Após um grave acidente sofri
um exílio, fiquei ausente de mim.
Fisicamente estava
completamente imobilizada, principalmente nos primeiros dias, só mexia os
olhos. Emocionalmente nem sei, não tinha noção do estrago feito ainda. Não dormia
e sentia dores o tempo todo. Quando, após uma semana, comecei a dormir sonhei
que andava, não acreditava nisso, até acontecer comigo, depois fui pesquisar.
Em entrevista, a deputada Mara Gabrilli relatou essa experiência e também
outras pessoas que sofreram o mesmo tipo de trauma.
Uma forte sensação de não pertencer
a mim se instaurou desde os primeiros dias.
Minha mente esqueceu quem eu era.
Minha vida parecia como um quebra
cabeça desmontado, com peças espalhadas, algumas faltantes. Precisava me
remontar, peça por peça. De que forma e por onde começar?
O acidente havia chacoalhado todas
as informações. Conhecimentos, palavras, lembranças, pessoas e tudo o mais que
fazia parte da minha vida, parecia como um filme, estavam ali, entretanto o meu
cérebro não fazia as conexões necessárias para dar sentido às informações.
Mesmo após a recuperação física, vivia no automático; trabalhava, estudava, me
relacionava, mas era como se não fosse eu que estivesse ali, estava assistindo
a minha própria vida.
Eu tinha a sensação de saber que
sabia, mas não conseguia dar sentido.
Perguntava todos os dias: “Meu Deus,
o que vai ser de mim? Nunca mais voltarei a ser eu mesma? Quem me roubou de mim?"
Não conseguia falar sobre isso com
ninguém, aprendi na faculdade que aquilo que não tem nome, não existe. Como
falar de algo que eu não conseguia nomear, identificar? Era como se não
existisse mesmo, mas existia. Estava ali o tempo todo. Uma falta, uma ausência
desesperadora de mim.
“Oh.
pedaço de mim,
Oh, pedaço arrancado de mim...
Oh,
metade exilada de mim
Oh,
pedaço de mim
Oh, metade amputada de mim... ”
Oh, metade amputada de mim... ”
(Chico Buarque)
Um período na minha vida em que
a única diferença entre eu e uma pessoa que perdeu a memória, é que apesar de
não saber quem eu era, sabia que não tinha perdido a memória. Eu lembrava de
tudo, mas era como se não pertencesse a mim, a minha vida, como se tudo que
estivesse acontecendo fosse com outra pessoa e eu estava apenas assistindo. Eu
tinha sido arrancada da minha vida, da minha história.
Algumas coisas serviram de terapia;
livros, músicas e qualquer coisa que estivesse relacionada com minha recente experiência.
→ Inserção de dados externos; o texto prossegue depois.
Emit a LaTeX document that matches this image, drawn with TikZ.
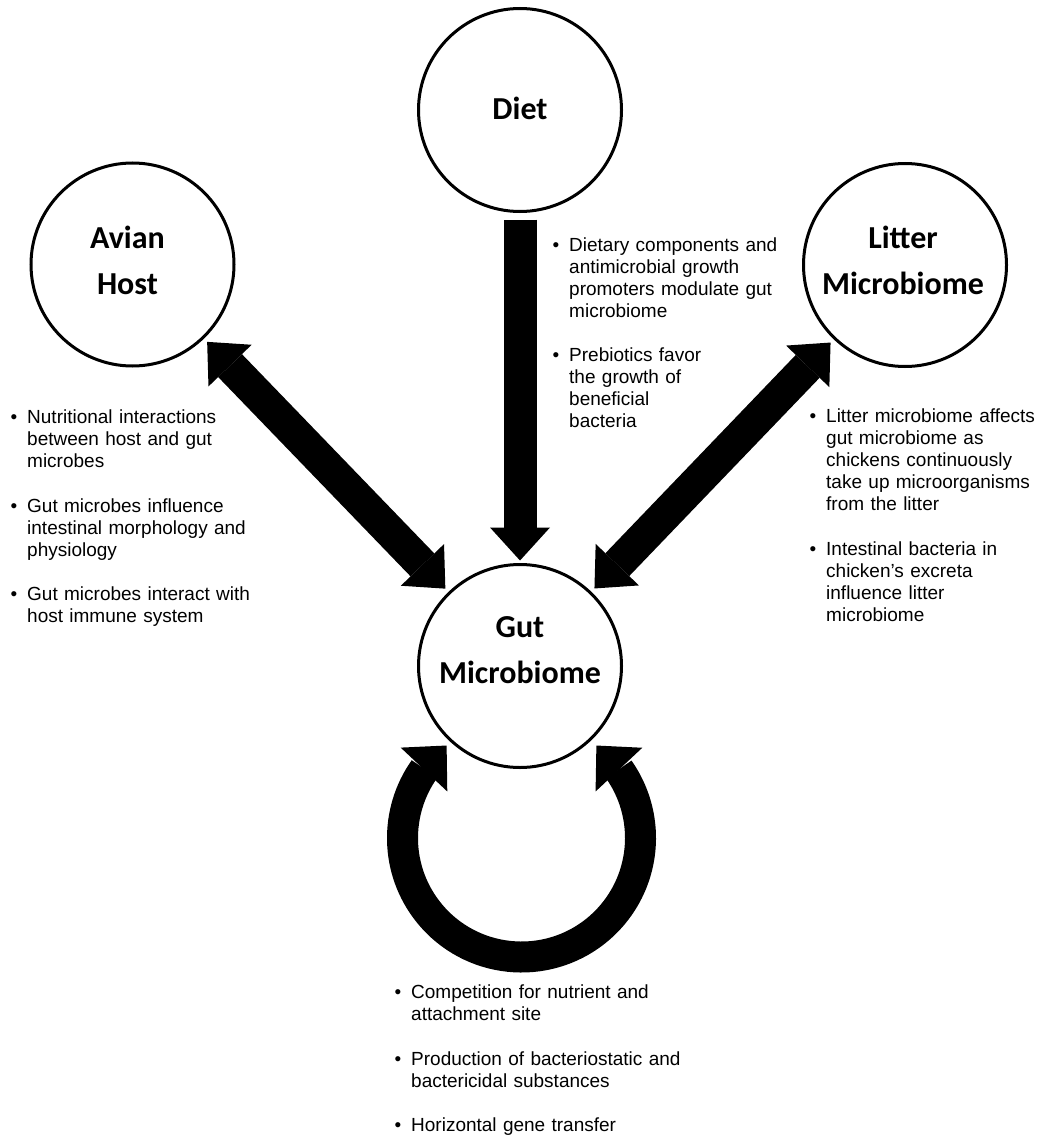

Reli Feliz Ano Velho de Marcelo Rubens Paiva, assisti ao filme Menina de Ouro,
assisti várias vezes Frida e li reportagens e artigos sobre o assunto.
Mesmo não ficando paralitica, tinha
a sensação de estar aleijada. Estava amputada, faltava uma parte de mim, e não
sabia como recuperar. O que mais podia fazer a não ser orar? Clamar ao Deus da
minha salvação?
Foi quando eu fiz da música
“Restitui” uma das minhas inúmeras orações:
“Os planos que foram embora
O sonho que se perdeu
O que era festa e agora
É luto do que já morreu
Não podes pensar que este é teu fim
Não é o que Deus planejou
Levante-se ... erga um clamor:
O sonho que se perdeu
O que era festa e agora
É luto do que já morreu
Não podes pensar que este é teu fim
Não é o que Deus planejou
Levante-se ... erga um clamor:
Restitui, eu quero de volta o que é meu
Sara-me, e põe teu azeite em minha dor
Restitui, e leva-me às águas tranquilas
Lava-me, e refrigera minh'alma
Restitui
Sara-me, e põe teu azeite em minha dor
Restitui, e leva-me às águas tranquilas
Lava-me, e refrigera minh'alma
Restitui
Restitui... eu quero de volta o que é
meu...”
Orava
para ser devolvida a mim, para ser restituída de meu ser.
Foi uma fase de intenso sofrimento e
aprendizado, hoje estou recuperada mais emocionalmente do que fisicamente.
Força de vontade? Um pouco. Destino?
Não creio. Milagre? De certa forma sim.
O fato é que restabeleci o controle
da minha vida, voltei a andar, recuperei minha identidade, mas inevitavelmente
uma parte se foi, como um casulo que precisava sair para dar lugar às asas.
Aprendi com esse exílio que nada,
absolutamente nada, é definitivamente nosso. Nem mesmo a subjetividade, a pessoalidade,
lembranças, memórias, identidade, vivências; tudo isso um dia a gente pode
perder, e de um instante ao outro toda sua vida muda.